国立新美術館で開催中の展覧会、
“大巻伸嗣 Interface of Being 真空のゆらぎ”に行ってきました。
ダイナミックでありながらも、繊細で心を揺さぶる。
そんなインスタレーション作品に定評のある現代美術家・大巻伸嗣さんの最新個展です。
会場に入ると、まず目の前に現れたのは、強烈な光を放つ巨大な何やら。
例えとして、失礼なことを重々承知していますが、
まるで夜に虫が光に吸い寄せられるように、観客たちが光のもとへと集まっていきます。
もちろん、僕もその一人。
近づいてみると、そこには巨大な壺型の構造物がありました。
そして、その表面は、さまざまな紋様で覆われていました。
なお、この壺型の構造物そのものが光っていたわけではなく。
内部にある鏡面で覆われたコイツから強烈な光が放たれているようです。
じーっと観ていたところ、
“コイツ・・・上下に動くぞ!”ということに気づきました。
そのため・・・・・
壁や床に落ちる影が、絶えず変化し続けます。
ゆっくりと表情を変え続ける影は、まるで抽象的な映像作品のよう。
ついついボーっと見続けてしまいました。
ちなみに。
巨大な壺のような構造物と、
その周りに映し出される影ばかりに、目が奪われますが。
ふと床に目を向けると、随所に意味深な言葉が書かれていました。
日本語だけでなく、英語ver.もあるので、
会場を訪れる方は、是非お見逃し無きように。
さて、ここまで紹介したインスタレーション作品《Gravity and Grace》は、
2016年より発表されている「Gravity and Grace」シリーズの最新作に当たります。
本展ではさらに、大巻さんのライフワークというべき、
「Liminal Air Time」シリーズの最新作も発表されています。
それが、こちらの《Liminal Air Time ̶ Space 真空のゆらぎ》。

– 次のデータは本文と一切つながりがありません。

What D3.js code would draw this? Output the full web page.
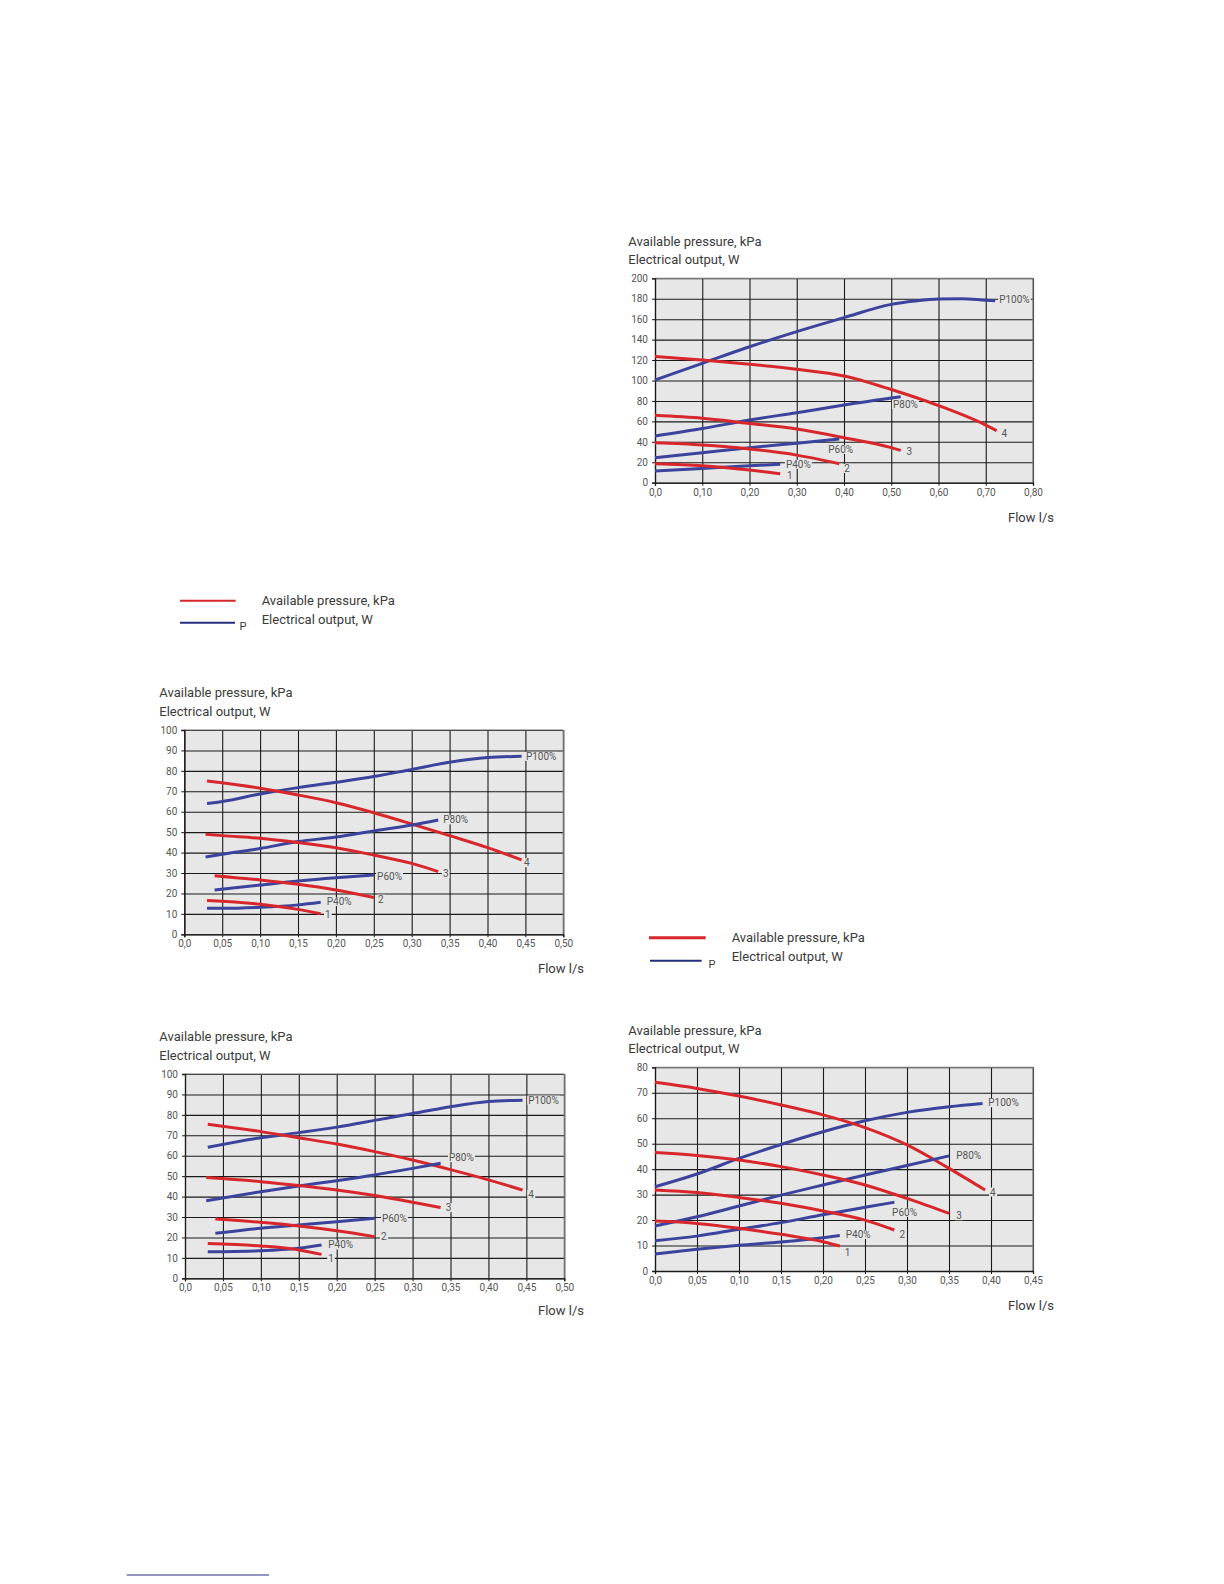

真っ暗な空間に(文字通り)浮かび上るのは、ポリエステル製の薄く巨大な布。
それがファンから風を受けることで、
ふわりふわりと空中をたゆたっています。
ただそれだけ、といえばそれだけの、
シンプルな仕掛けの作品ではあるのですが。
まるで、寄せては返す波のようで、
《Gravity and Grace》以上に、ボーっと見続けてしまいました。
この2つのダイナミックかつ繊細なインスタレーション作品の他にも。
印画紙の上にものを直接置いて焼きつけるフォトグラムの技法で制作した新作や、
これまでほとんど公開してこなかったという貴重なドローイング群も展示されています。
さらに、あえて暗闇の中で黒い絵の具で絵を描く、
「Drawing in the Dark」と名付けられた最新シリーズも紹介されていました。
これだけ見ごたえあって、
入館料は、なんと無料です!
大事なことなので2回言っておきましょう。
入館料は、なんと無料です!
行こうか行くまいか心が揺らいでいた方は、
絶対行っておいたほうがいいですよ、マジで。